(Charts and diagrams as code)
⁂

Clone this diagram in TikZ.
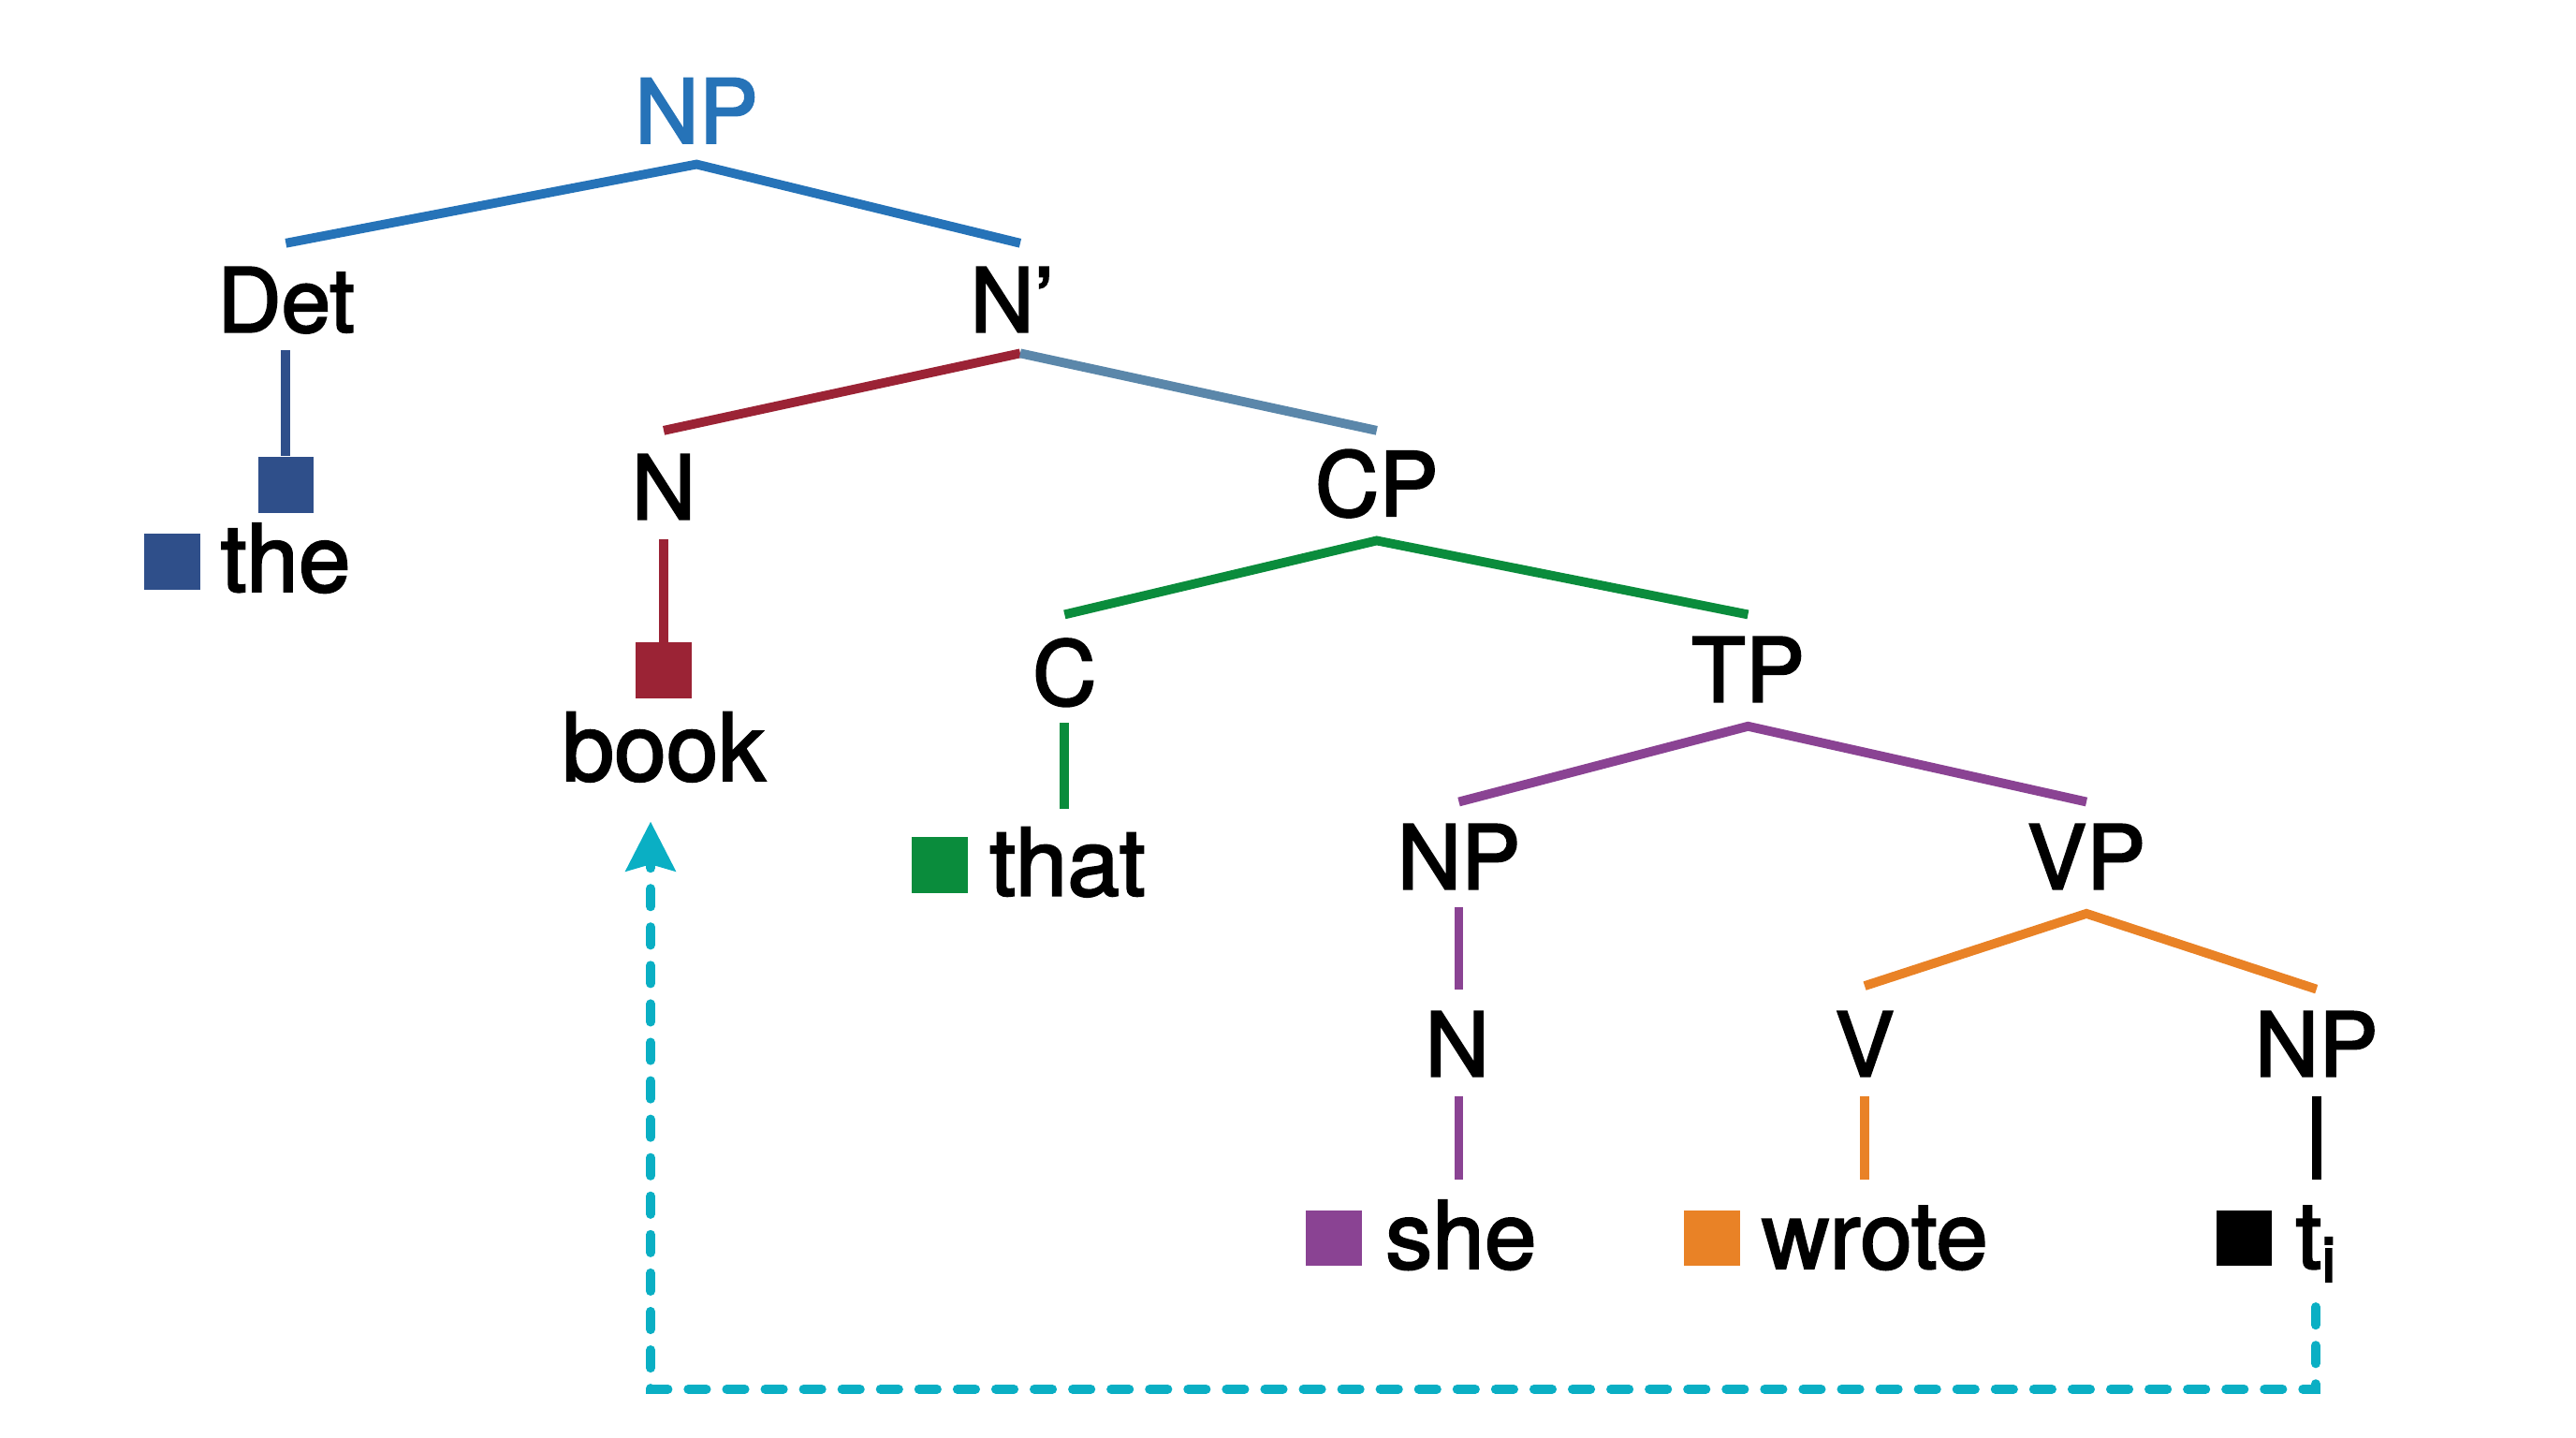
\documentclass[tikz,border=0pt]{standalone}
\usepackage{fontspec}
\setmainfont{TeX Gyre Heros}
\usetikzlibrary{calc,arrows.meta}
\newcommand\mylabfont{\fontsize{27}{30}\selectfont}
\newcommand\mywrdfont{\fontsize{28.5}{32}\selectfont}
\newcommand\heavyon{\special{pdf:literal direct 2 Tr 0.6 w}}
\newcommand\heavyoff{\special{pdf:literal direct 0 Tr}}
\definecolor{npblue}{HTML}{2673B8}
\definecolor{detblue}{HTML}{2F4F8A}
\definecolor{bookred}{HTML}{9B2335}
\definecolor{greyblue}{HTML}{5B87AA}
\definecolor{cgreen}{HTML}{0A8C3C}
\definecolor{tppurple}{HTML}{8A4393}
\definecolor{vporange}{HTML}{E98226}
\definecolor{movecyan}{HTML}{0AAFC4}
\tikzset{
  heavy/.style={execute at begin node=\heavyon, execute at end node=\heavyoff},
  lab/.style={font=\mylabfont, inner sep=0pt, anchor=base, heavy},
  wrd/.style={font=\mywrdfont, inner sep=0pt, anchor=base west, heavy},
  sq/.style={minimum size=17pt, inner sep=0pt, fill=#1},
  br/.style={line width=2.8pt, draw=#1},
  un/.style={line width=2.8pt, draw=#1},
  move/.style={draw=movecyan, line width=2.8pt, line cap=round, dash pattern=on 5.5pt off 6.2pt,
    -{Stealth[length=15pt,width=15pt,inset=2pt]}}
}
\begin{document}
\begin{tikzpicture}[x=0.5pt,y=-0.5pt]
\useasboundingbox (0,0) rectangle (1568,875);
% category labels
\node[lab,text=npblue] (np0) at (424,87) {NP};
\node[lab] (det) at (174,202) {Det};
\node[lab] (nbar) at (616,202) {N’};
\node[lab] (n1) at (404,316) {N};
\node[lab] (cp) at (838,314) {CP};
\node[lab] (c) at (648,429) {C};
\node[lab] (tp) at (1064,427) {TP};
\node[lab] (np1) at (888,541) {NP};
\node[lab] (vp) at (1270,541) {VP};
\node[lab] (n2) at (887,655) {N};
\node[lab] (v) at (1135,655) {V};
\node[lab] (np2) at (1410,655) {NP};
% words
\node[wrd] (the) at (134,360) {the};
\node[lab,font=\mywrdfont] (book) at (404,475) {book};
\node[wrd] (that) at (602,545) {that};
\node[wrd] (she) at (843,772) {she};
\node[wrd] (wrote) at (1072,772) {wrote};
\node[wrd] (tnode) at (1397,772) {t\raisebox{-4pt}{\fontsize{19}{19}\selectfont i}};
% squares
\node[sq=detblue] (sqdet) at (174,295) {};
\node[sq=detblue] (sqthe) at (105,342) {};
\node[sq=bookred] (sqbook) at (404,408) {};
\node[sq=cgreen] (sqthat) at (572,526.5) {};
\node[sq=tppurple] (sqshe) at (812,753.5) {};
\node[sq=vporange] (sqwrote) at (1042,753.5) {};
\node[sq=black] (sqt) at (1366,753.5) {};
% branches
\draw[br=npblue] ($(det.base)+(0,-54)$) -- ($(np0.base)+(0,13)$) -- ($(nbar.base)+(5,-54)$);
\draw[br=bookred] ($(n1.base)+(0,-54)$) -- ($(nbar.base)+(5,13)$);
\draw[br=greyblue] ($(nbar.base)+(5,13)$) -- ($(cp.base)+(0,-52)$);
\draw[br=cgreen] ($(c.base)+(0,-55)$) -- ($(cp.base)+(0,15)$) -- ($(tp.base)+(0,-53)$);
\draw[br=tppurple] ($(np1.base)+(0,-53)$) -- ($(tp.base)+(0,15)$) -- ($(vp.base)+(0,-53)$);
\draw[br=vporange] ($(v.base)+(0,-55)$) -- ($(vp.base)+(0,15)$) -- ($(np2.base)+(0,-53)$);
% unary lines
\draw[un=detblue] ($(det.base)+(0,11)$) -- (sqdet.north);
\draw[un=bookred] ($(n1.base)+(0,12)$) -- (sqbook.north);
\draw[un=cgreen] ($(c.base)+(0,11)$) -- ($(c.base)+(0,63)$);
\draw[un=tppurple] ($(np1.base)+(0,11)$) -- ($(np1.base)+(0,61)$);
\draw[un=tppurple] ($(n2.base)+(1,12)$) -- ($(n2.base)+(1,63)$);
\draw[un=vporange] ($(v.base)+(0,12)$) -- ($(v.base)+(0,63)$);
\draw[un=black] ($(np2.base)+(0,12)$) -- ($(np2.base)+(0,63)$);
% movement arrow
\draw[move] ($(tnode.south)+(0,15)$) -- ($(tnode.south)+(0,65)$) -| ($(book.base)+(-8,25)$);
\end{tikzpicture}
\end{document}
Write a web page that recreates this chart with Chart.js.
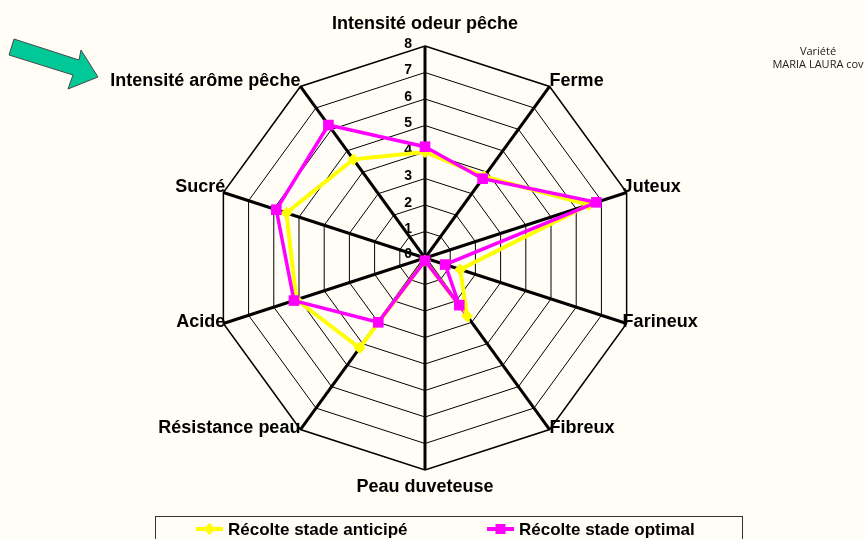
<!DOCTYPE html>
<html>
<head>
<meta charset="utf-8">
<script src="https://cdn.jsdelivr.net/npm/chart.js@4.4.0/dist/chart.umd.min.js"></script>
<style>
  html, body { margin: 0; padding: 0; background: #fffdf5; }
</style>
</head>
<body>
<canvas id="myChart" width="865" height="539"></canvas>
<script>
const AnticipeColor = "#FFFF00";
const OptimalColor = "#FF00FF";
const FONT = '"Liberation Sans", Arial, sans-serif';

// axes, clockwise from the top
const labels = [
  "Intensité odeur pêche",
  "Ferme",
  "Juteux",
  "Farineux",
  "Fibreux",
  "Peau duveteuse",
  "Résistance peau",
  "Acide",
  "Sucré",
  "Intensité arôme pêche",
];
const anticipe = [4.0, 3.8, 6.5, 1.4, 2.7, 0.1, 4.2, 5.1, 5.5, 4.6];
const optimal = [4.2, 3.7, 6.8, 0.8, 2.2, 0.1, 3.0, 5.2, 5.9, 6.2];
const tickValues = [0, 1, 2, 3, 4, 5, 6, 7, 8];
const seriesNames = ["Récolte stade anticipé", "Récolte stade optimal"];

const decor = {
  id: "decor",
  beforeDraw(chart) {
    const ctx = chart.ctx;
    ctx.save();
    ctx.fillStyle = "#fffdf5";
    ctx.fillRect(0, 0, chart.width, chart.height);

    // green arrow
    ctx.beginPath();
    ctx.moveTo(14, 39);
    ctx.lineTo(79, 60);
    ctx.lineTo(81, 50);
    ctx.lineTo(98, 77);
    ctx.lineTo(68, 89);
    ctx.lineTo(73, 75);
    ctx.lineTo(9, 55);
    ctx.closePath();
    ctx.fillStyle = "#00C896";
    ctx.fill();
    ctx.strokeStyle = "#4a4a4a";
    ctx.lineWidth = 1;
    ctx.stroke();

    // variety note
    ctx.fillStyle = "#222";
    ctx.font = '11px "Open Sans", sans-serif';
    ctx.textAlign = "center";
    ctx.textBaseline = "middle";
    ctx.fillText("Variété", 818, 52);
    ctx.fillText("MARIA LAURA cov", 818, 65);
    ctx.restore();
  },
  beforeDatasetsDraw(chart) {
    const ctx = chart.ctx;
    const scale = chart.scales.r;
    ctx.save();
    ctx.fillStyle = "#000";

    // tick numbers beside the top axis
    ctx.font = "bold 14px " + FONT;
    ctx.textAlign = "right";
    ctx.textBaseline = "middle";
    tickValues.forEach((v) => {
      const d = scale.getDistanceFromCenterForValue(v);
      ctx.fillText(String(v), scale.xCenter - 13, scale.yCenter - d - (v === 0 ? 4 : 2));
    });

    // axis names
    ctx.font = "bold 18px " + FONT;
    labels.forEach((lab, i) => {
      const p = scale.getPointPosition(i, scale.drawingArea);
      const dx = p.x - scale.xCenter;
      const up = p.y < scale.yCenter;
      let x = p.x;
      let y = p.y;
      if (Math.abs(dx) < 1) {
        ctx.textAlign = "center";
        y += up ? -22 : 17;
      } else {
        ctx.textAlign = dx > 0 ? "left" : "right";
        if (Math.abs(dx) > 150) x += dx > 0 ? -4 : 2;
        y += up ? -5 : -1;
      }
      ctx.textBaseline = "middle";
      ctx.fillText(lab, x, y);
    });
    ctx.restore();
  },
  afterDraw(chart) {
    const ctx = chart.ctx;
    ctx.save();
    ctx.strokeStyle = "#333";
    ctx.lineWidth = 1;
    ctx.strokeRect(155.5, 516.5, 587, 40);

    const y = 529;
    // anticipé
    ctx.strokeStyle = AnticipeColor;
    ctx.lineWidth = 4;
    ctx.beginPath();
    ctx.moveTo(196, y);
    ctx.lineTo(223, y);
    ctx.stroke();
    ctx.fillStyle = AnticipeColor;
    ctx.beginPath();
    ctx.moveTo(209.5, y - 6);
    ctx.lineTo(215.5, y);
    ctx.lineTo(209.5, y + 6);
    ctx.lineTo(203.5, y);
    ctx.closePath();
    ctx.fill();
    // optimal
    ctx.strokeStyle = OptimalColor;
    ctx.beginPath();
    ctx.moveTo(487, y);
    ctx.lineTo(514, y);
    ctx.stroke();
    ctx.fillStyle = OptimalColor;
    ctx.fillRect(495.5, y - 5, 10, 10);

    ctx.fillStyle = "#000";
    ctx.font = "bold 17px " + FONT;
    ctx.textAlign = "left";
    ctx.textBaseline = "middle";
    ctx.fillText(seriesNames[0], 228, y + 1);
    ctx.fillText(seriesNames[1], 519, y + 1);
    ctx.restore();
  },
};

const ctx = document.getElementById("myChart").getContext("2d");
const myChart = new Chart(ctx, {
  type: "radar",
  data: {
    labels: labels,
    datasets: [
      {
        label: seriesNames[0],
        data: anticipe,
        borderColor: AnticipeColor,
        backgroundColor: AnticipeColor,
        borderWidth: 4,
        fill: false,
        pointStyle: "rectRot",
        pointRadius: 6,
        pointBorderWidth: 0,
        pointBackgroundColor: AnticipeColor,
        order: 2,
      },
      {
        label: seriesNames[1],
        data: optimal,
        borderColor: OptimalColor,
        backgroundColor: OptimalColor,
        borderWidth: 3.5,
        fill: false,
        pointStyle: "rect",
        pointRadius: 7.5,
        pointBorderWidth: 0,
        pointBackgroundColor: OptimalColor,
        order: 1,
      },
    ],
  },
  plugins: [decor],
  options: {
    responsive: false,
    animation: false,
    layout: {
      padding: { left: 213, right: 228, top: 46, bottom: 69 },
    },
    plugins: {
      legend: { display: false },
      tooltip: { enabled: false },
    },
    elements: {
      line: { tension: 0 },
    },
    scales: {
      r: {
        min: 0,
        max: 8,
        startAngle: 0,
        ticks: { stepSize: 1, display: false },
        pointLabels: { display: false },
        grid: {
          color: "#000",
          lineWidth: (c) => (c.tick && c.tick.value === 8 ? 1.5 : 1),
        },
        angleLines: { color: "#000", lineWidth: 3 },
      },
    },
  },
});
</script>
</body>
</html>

⁂

▶ What the task requires
Search the data for "this" and list every line in which it occurs.

▶ Full response
Clone this diagram in TikZ.
Write a web page that recreates this chart with Chart.js.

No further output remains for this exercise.